Hi , I am working on a ASR related project by using conformer.

The four dim output is has confused me for calculating the loss to train the ASR model

Would you please provide an example for the calculation of the loss ?

Kind Regards

zwan074 · 2021-12-05T23:05:18Z

Thank you very much. Sorry, I have one more question related to point 2. When I look at the results of model.recognize, the last category label is output unusually many times.

ex, in a model with 40 categories [40,40,40,40,40,40,40,3,40,40,40,40,40,40,5,8,40,40,....]

Does this mean that the last category is being used as the category that should be ignored?

It should be recongnised as the blank symbol

ArtemisZGL · 2022-01-25T11:52:35Z

Spectrogram

Ignore everything behind .

Hi , I am working on a ASR related project by using conformer.

The four dim output is has confused me for calculating the loss to train the ASR model

Would you please provide an example for the calculation of the loss ?

Kind Regards

do you have some idea? I am confused about that too.

ArtemisZGL · 2022-01-25T11:53:00Z

Spectrogram

Ignore everything behind .

Hi , I am working on a ASR related project by using conformer.

The four dim output is has confused me for calculating the loss to train the ASR model

Would you please provide an example for the calculation of the loss ?

Kind Regards

jcgeo9 · 2022-02-18T17:14:42Z

@sooftware can you please answer to @zwan074 ? many of us are confused as to how to use a loss function to train the conformer as the outputs are log probabilities of model prediction in 4 dimensions

sooftware · 2022-02-20T11:58:54Z

Sorry for the late response. I recommend checking this project

jcgeo9 · 2022-02-20T12:14:06Z

I have another question about the function of the conformer.
I am using a vocab of 6030 classes and my input data: batch, dim, seq_len= 32, 201, 1162 (where 1162 max len as they are padded) and targets 32,20 (where 20 max len as they are padded)
I am forwarding propagating and then when using the recognize function, it returns a tensor 32,289. I am trying to understand what is that 289 as I was expecting a tensor 32,20 so I would then convert it to text. @sooftware

sooftware · 2022-02-20T12:28:27Z

Show me the code.

jcgeo9 · 2022-02-20T13:38:08Z

@sooftware When I execute the following code, recognize_sp variable has the shape: [32, 289]

import torch
import time
import torch.nn as nn
from conformer import Conformer

cuda = torch.cuda.is_available()  
device = torch.device('cuda' if cuda else 'cpu')
print(device)

#conformer model init
model = nn.DataParallel(Conformer(num_classes=6030, input_dim=201, encoder_dim=32, num_encoder_layers=3, decoder_dim=32)).to(device)

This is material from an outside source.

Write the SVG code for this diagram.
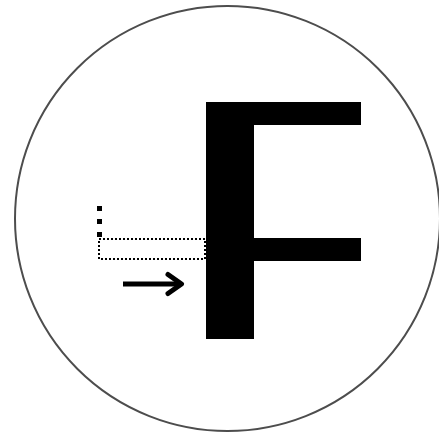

for i, (audio,audio_len, translations, translation_len) in enumerate(train_loader):

  #sorting inputs and targets to have targets in descending order based on len
  sorted_list,sorted_indices=torch.sort(translation_len,descending=True)

  sorted_audio=torch.zeros((32,201,1162),dtype=torch.float)
  sorted_audio_len=torch.zeros(32,dtype=torch.int)
  sorted_translations=torch.zeros((32,20),dtype=torch.int)     
  sorted_translation_len=sorted_list

  for index, contentof in enumerate(translation_len):
    sorted_audio[index]=audio[sorted_indices[index]]
    sorted_audio_len[index]=audio_len[sorted_indices[index]]
    sorted_translations[index]=translations[sorted_indices[index]]

  #transpose inputs from 32, 201, 1162 (batch, dim, seq_len) to 32, 1162, 201 (batch, seq_len, dim)
  inputs=sorted_audio.to(device)
  inputs=torch.transpose(inputs, 1, 2)
  input_lengths=sorted_audio_len 
  targets=sorted_translations.to(device) 
  target_lengths=sorted_translation_len
  
  # shapes:
  # inputs: [32, 1162, 201]
  # input_len: [32]
  # targets: [32, 20]
  # target_len: [32]
  preds = model(inputs, input_lengths, targets, target_lengths)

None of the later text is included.